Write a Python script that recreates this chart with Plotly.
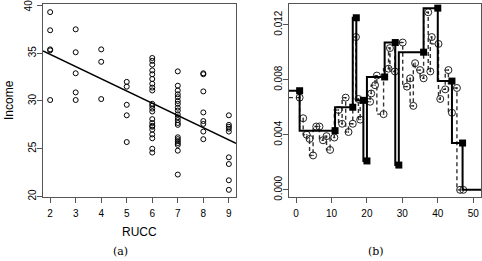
import plotly.graph_objects as go

# ---------- panel (a): Income vs RUCC ----------
rucc_levels = [2, 3, 4, 5, 6, 7, 8, 9]
income_by_rucc = {
    2: [39.3, 37.4, 35.4, 35.3, 30.1],
    3: [37.5, 35.1, 32.9, 30.9, 30.1],
    4: [35.4, 34.1, 30.2],
    5: [32.0, 31.5, 29.6, 28.5, 25.7],
    6: [34.5, 34.2, 33.8, 33.2, 32.8, 32.3, 31.8, 31.4, 31.1, 29.7, 29.5, 29.2,
        28.9, 28.1, 27.7, 27.4, 27.3, 27.0, 26.5, 26.1, 25.0, 24.6],
    7: [33.1, 31.6, 31.1, 30.7, 30.4, 30.0, 29.7, 29.3, 29.0, 28.6, 28.3, 28.0,
        27.7, 27.5, 26.2, 26.0, 25.8, 25.6, 25.4, 24.8, 22.3],
    8: [32.9, 32.8, 31.0, 28.8, 27.9, 27.6, 26.8, 26.0],
    9: [28.5, 27.5, 27.3, 27.1, 26.8, 24.1, 23.4, 21.7, 20.7],
}
fit_intercept = 37.44
fit_slope = -1.28
fit_x = [1.72, 9.28]

# ---------- panel (b): step estimates ----------
step_x = [-2, 1, 11, 16, 17, 19, 20, 25, 28, 29, 36, 40, 44, 47, 52.2]
step_y = [0.0072, 0.0072, 0.0043, 0.0060, 0.0125, 0.0065, 0.0021, 0.0082,
          0.0107, 0.0018, 0.0100, 0.0132, 0.0079, 0.0034, 0.0]
step_marked = [1, 11, 16, 17, 19, 20, 25, 28, 29, 36, 40, 44, 47]

dash_x = [-2, 1.0, 2.0, 3.0, 3.8, 4.8, 5.7, 6.6, 7.6, 8.6, 9.6, 10.8, 12.0, 13.0,
          14.0, 14.8, 16.0, 16.9, 17.6, 18.1, 20.9, 21.2, 22.3, 22.8, 24.7,
          26.1, 26.5, 27.9, 30.1, 31.3, 32.2, 33.1, 33.6, 35.0, 36.0, 37.3,
          37.9, 38.3, 40.2, 40.7, 42.1, 43.0, 44.0, 45.4, 46.3, 47.2]
dash_y = [0.0067, 0.0067, 0.0052, 0.0040, 0.0037, 0.0025, 0.0046, 0.0046, 0.0036,
          0.0039, 0.0029, 0.0038, 0.0058, 0.0048, 0.0067, 0.0042, 0.0048,
          0.0111, 0.0066, 0.0051, 0.0064, 0.0070, 0.0076, 0.0083, 0.0055,
          0.0088, 0.0103, 0.0086, 0.0107, 0.0075, 0.0081, 0.0061, 0.0092,
          0.0087, 0.0081, 0.0129, 0.0086, 0.0111, 0.0106, 0.0066, 0.0073,
          0.0087, 0.0056, 0.0074, 0.0000, 0.0000]

x_ticks_a = [2, 3, 4, 5, 6, 7, 8, 9]
y_ticks_a = [20, 25, 30, 35, 40]
y_tick_labels_a = ["20", "25", "30", "35", ""]   # top label drawn as annotation
top_label_a = "40"
x_ticks_b = [0, 10, 20, 30, 40, 50]
y_ticks_b = [0.000, 0.004, 0.008, 0.012]
y_tick_labels_b = ["0.000", "0.004", "0.008", "0.012"]

FONT = "Liberation Sans"
AX = "#555555"

fig = go.Figure()

# panel (a)
sx, sy = [], []
for r in rucc_levels:
    for v in income_by_rucc[r]:
        sx.append(r)
        sy.append(v)
fig.add_trace(go.Scatter(
    x=sx, y=sy, mode="markers", xaxis="x", yaxis="y",
    marker=dict(symbol="circle-open", size=5, color="black", line=dict(width=1)),
    showlegend=False, hoverinfo="skip"))
fig.add_trace(go.Scatter(
    x=fit_x, y=[fit_intercept + fit_slope * v for v in fit_x], mode="lines",
    xaxis="x", yaxis="y", line=dict(color="black", width=1.5),
    showlegend=False, hoverinfo="skip"))

# panel (b)
fig.add_trace(go.Scatter(
    x=dash_x, y=dash_y, mode="lines", xaxis="x2", yaxis="y2",
    line=dict(color="#333333", width=1.4, dash="4px,3px", shape="vh"),
    showlegend=False, hoverinfo="skip"))
fig.add_trace(go.Scatter(
    x=dash_x[1:], y=dash_y[1:], mode="markers", xaxis="x2", yaxis="y2",
    marker=dict(symbol="circle-open-dot", size=7, color="#222222",
                line=dict(width=1)),
    showlegend=False, hoverinfo="skip"))
fig.add_trace(go.Scatter(
    x=step_x, y=step_y, mode="lines", xaxis="x2", yaxis="y2",
    line=dict(color="black", width=2, shape="vh"),
    showlegend=False, hoverinfo="skip"))
mk_y = [step_y[step_x.index(v)] for v in step_marked]
fig.add_trace(go.Scatter(
    x=step_marked, y=mk_y, mode="markers", xaxis="x2", yaxis="y2",
    marker=dict(symbol="square", size=7, color="black"),
    showlegend=False, hoverinfo="skip"))

axis_common = dict(showline=True, mirror=True, linecolor=AX, linewidth=1,
                   ticks="outside", ticklen=5, tickcolor=AX, showgrid=False,
                   zeroline=False, automargin=False,
                   tickfont=dict(family=FONT, size=10, color="black"))

W, H = 482, 261
fig.update_layout(
    width=W, height=H, margin=dict(l=0, r=0, t=0, b=0, pad=0),
    plot_bgcolor="white", paper_bgcolor="white",
    xaxis=dict(domain=[43 / W, 236 / W], range=[1.72, 9.28], tickvals=x_ticks_a,
               anchor="y", ticklabelstandoff=2, **axis_common),
    yaxis=dict(domain=[1 - 197 / H, 1 - 4 / H], range=[19.95, 40.15],
               tickvals=y_ticks_a, ticktext=y_tick_labels_a, tickangle=-90,
               anchor="x", ticklabelstandoff=-3, **axis_common),
    xaxis2=dict(domain=[289 / W, 481 / W], range=[-2, 52.2], tickvals=x_ticks_b,
                anchor="y2", ticklabelstandoff=2, **axis_common),
    yaxis2=dict(domain=[1 - 197 / H, 1 - 4 / H], range=[-0.00052, 0.0135],
                tickvals=y_ticks_b, ticktext=y_tick_labels_b, tickangle=-90,
                anchor="x2", ticklabelstandoff=-3, **axis_common),
    annotations=[
        dict(text=top_label_a, x=40, y=40, xref="x", yref="y", ax=0, ay=0,
             showarrow=False, xshift=0, textangle=-90,
             font=dict(family=FONT, size=10, color="black")),
        dict(text="Income", x=9 / W, y=1 - 100 / H, xref="paper", yref="paper",
             xanchor="center", yanchor="middle",
             textangle=-90, showarrow=False, font=dict(family=FONT, size=12, color="black")),
        dict(text="RUCC", x=139 / W, y=1 - 232 / H, xref="paper", yref="paper",
             xanchor="center", yanchor="middle",
             showarrow=False, font=dict(family=FONT, size=12, color="black")),
        dict(text="(a)", x=120 / W, y=1 - 251 / H, xref="paper", yref="paper",
             xanchor="center", yanchor="middle",
             showarrow=False, font=dict(family="DejaVu Serif", size=11, color="black")),
        dict(text="(b)", x=376 / W, y=1 - 251 / H, xref="paper", yref="paper",
             xanchor="center", yanchor="middle",
             showarrow=False, font=dict(family="DejaVu Serif", size=11, color="black")),
    ],
)
# place the top tick label of panel (a) in paper x beside the y axis, at y=40
fig.layout.annotations[0].update(xref="paper", x=28 / W, xanchor="center",
                                 yanchor="middle")

fig.write_html("out.html", config={"displayModeBar": False},
               post_script="document.body.style.margin='0';document.body.style.overflow='hidden';")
══════════════════════════════
Up to and including the line with "40, 44, 47]", copy the data above from its first line. Skip pictures.

* Completed exercise:
Write a Python script that recreates this chart with Plotly.
import plotly.graph_objects as go

# ---------- panel (a): Income vs RUCC ----------
rucc_levels = [2, 3, 4, 5, 6, 7, 8, 9]
income_by_rucc = {
    2: [39.3, 37.4, 35.4, 35.3, 30.1],
    3: [37.5, 35.1, 32.9, 30.9, 30.1],
    4: [35.4, 34.1, 30.2],
    5: [32.0, 31.5, 29.6, 28.5, 25.7],
    6: [34.5, 34.2, 33.8, 33.2, 32.8, 32.3, 31.8, 31.4, 31.1, 29.7, 29.5, 29.2,
        28.9, 28.1, 27.7, 27.4, 27.3, 27.0, 26.5, 26.1, 25.0, 24.6],
    7: [33.1, 31.6, 31.1, 30.7, 30.4, 30.0, 29.7, 29.3, 29.0, 28.6, 28.3, 28.0,
        27.7, 27.5, 26.2, 26.0, 25.8, 25.6, 25.4, 24.8, 22.3],
    8: [32.9, 32.8, 31.0, 28.8, 27.9, 27.6, 26.8, 26.0],
    9: [28.5, 27.5, 27.3, 27.1, 26.8, 24.1, 23.4, 21.7, 20.7],
}
fit_intercept = 37.44
fit_slope = -1.28
fit_x = [1.72, 9.28]

# ---------- panel (b): step estimates ----------
step_x = [-2, 1, 11, 16, 17, 19, 20, 25, 28, 29, 36, 40, 44, 47, 52.2]
step_y = [0.0072, 0.0072, 0.0043, 0.0060, 0.0125, 0.0065, 0.0021, 0.0082,
          0.0107, 0.0018, 0.0100, 0.0132, 0.0079, 0.0034, 0.0]
step_marked = [1, 11, 16, 17, 19, 20, 25, 28, 29, 36, 40, 44, 47]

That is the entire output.